Tony Blair has made his second intervention in the Labour leadership election, in a piece in the Observer that accuses the Jeremy Corbyn campaign as being fantasy politics from the world of Alice in Wonderland. He writes:
There is a politics of parallel reality going on, in which reason is an irritation, evidence a distraction, emotional impact is king and the only thing that counts is feeling good about it all.
Some might feel that this is a bit rich coming from a politician whose historical legacy is likely to be his claim that Iraq had weapons of mass destruction that could hit the UK in 45 minutes. Some might even feel that the sentence I’ve quoted is a fairly sharp assessment of Blair’s own appeal. Leaving that aside, it’s fascinating to read his rhetortical technique, which is largely based around a straw-man Corbynista – allergic to evidence, hostile to the idea of winning and wielding power, placing a self-indulgent purity above the need to build a consensus for change. It’s fairly conventional stuff, and it’s looking increasingly desperate; the fact is that the Corbyn insurgency is a much bigger, more complex phenomenon than that, and part of the reason why Corbyn has build and sustained what now looks like a lead is the complete inability of his opponents to deal with that.
Blair is right when he lists examples of insurgency politics – of both left and right – from around the world. What he does not do is ask questions of why that might be the case – whether this is about a systemic failure of Western democracies in which there is increasingly no alternative on offer to a particular political and economic model – a neoliberal model that is failing on its own terms and driving, in the face of its claims to the opposite, huge increases in poverty and inequality. Blair is offering an insider’s view; he cleverly makes reference to bubbles outside the Westminster one but the Corbyn phenomenon – like other insurgencies – is at one level a reaction to the gulf between life as it is lived by millions and as it is described by political elites. To that extent it is wholly authentic.
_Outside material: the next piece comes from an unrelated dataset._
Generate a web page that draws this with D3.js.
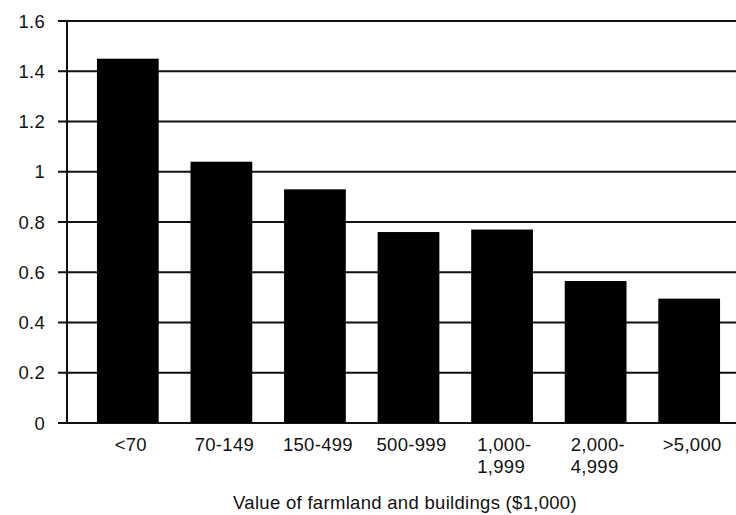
<!DOCTYPE html>
<html>
<head>
<meta charset="utf-8">
<script src="https://cdn.jsdelivr.net/npm/d3@7"></script>
<style>
  body { margin: 0; background: #fff; }
  text { font-family: "Liberation Sans", Arial, sans-serif; fill: #111; letter-spacing: 0.3px; }
</style>
</head>
<body>
<div id="graph"></div>
<script>
const w = 736;
const h = 515;
const categories = ["<70", "70-149", "150-499", "500-999", "1,000-\n1,999", "2,000-\n4,999", ">5,000"];
const values = [1.45, 1.04, 0.93, 0.76, 0.77, 0.565, 0.495];
const yTicks = [0, 0.2, 0.4, 0.6, 0.8, 1, 1.2, 1.4, 1.6];
const xTitle = "Value of farmland and buildings ($1,000)";
const fs = 18.5;

const svg = d3.select("#graph").append("svg").attr("width", w).attr("height", h);

const y = d3.scaleLinear().domain([0, 1.6]).range([423, 21]);
const x = d3.scaleBand().domain(categories).range([67, 750]).paddingInner(0.34).paddingOuter(0.32);

// gridlines + left ticks
svg.append("g")
  .selectAll("line")
  .data(yTicks)
  .enter()
  .append("line")
  .attr("x1", 58)
  .attr("x2", w)
  .attr("y1", (d) => y(d))
  .attr("y2", (d) => y(d))
  .attr("stroke", "#111")
  .attr("stroke-width", 2);

// y axis line
svg.append("line")
  .attr("x1", 67).attr("x2", 67)
  .attr("y1", y(1.6)).attr("y2", y(0))
  .attr("stroke", "#111").attr("stroke-width", 2);

svg.append("g")
  .selectAll("text")
  .data(yTicks)
  .enter()
  .append("text")
  .attr("x", 45)
  .attr("y", (d) => y(d))
  .attr("dy", "0.36em")
  .attr("text-anchor", "end")
  .attr("font-size", fs)
  .text((d) => d);

// bars
svg.append("g")
  .selectAll("rect")
  .data(values)
  .enter()
  .append("rect")
  .attr("x", (d, i) => x(categories[i]))
  .attr("width", x.bandwidth())
  .attr("y", (d) => y(d))
  .attr("height", (d) => y(0) - y(d))
  .attr("fill", "#000");

// category labels
const lab = svg.append("g")
  .selectAll("text")
  .data(categories)
  .enter()
  .append("text")
  .attr("font-size", fs)
  .attr("text-anchor", (d) => (d.includes("\n") ? "start" : "middle"))
  .attr("transform", (d) => {
    const cx = x(d) + x.bandwidth() / 2 + 3;
    return d.includes("\n") ? `translate(${x(d) + 6},451)` : `translate(${cx},451)`;
  });
lab.selectAll("tspan")
  .data((d) => d.split("\n"))
  .enter()
  .append("tspan")
  .attr("x", 0)
  .attr("dy", (d, i) => (i === 0 ? 0 : 22))
  .text((d) => d);

svg.append("text")
  .attr("x", 405)
  .attr("y", 509)
  .attr("text-anchor", "middle")
  .attr("font-size", fs)
  .text(xTitle);
</script>
</body>
</html>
In that context, the sentence I have quoted above can look very much like a critique of the economics and politics of the Western political mainstream; the insurgencies that Blair lists are all expressions of a rejection of that view. This is about a clash of realities, and ultimately represents a question of where political power lies. The danger is that Blair, and those who think like them, do not understand that in democracies you cannot simply ignore insurgency. The responsible reaction, as more people in the Labour Party are realising, is to seek to understand the insurgency and to ask why people are rejecting mainstream politics. The Labour Party’s genius is to allow radical aspiration to be expressed in power; and that means the ability to adapt. Blairism, if it means anything at all, was the ability of the Party to adapt and change to fit the particular circumstances of the late 1990’s and early 21st century. In doing so, and leaving aside the appalling failure of Iraq, it achieved an enormous amount – massive progress on education, health, on reducing child poverty, on equalities. But the Blair consensus was torn up by the crash of 2007/8; Labour’s survival depends on its learning to adapt again.
Labour’s ability to survive and become once more the dominant force it was under Blair lies not in replicating Blairism but in understanding and adapting to how the world has changed. It is this that Blair’s piece seems fatally to miss.